Hydroxyapatite nanoparticles synthesized via reverse microemulsions and their adsorption/desorption properties with enrofloxacin

Abstract

Calcium phosphates are regularly used in biomedical materials, such as bone cement, bone replacement material and drug carriers, as they are the major inorganic constituents of human hard tissue. Different pH conditions were tested to obtain calcium phosphate materials. In acidic conditions, the brushite or monetite phases with bulk structures were synthesized even while keeping a constant Ca/P ratio of 1.67; by contrast, at alkaline conditions, the hydroxyapatite phase was found to exhibit a needle-like shape. An annealing process on the hydroxyapatite phase generated nanoparticles featuring improved crystallinity and a quasi-spherical shape.
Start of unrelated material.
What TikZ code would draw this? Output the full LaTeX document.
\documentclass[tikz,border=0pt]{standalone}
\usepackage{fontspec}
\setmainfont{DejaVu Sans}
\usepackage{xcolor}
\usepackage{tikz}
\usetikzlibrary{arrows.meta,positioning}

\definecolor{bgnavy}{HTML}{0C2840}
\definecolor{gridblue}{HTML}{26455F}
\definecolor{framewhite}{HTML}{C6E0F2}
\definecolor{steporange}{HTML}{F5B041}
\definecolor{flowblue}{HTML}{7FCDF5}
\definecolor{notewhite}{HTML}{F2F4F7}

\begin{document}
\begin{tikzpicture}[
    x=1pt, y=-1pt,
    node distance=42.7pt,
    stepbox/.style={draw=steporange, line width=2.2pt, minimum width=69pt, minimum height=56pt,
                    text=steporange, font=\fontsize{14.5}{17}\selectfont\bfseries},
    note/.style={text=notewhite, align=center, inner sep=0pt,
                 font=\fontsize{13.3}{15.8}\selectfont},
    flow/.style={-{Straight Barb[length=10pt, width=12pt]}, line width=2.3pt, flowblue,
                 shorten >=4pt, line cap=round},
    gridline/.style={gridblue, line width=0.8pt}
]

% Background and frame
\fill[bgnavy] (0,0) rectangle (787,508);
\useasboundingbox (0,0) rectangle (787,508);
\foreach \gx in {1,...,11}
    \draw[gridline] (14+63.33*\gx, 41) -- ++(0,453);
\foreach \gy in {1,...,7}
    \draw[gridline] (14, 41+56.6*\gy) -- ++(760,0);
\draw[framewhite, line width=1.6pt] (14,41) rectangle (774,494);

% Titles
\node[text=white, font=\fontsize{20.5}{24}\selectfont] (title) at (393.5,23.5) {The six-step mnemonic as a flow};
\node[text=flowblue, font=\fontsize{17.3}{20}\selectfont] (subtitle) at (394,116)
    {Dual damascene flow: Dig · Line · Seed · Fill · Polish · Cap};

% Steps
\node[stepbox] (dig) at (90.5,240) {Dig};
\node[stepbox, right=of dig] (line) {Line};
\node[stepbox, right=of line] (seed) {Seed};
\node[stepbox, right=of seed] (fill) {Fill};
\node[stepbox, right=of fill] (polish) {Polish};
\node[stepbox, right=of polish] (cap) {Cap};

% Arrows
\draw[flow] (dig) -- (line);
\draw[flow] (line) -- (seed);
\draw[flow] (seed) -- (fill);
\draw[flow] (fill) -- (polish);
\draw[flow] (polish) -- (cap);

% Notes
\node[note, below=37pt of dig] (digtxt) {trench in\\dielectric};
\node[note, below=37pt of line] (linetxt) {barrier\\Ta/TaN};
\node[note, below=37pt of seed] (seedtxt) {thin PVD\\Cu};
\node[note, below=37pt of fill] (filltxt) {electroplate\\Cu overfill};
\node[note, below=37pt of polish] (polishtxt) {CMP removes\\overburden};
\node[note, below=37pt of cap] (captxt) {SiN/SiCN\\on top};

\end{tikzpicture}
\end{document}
The results showed that the pH bears a direct effect on the resulting calcium phosphate phase, and only in alkaline conditions it was possible to reach the hydroxyapatite phase; also, the Ca/P ratio in the starting reagents plays an important role in the morphology of the final product. An analysis of the efficiencies of adsorption and desorption of the antibiotic enrofloxacin was carried out on the quasi-spherical hydroxyapatite nanoparticles. It was demonstrated that these nanoparticles could be loaded with 92% of the enrofloxacin in solution and they can also deliver 74% of the antibiotic during the first 12 h, which could prove useful if these nanoparticles are used as coatings for dental or orthopedic implants.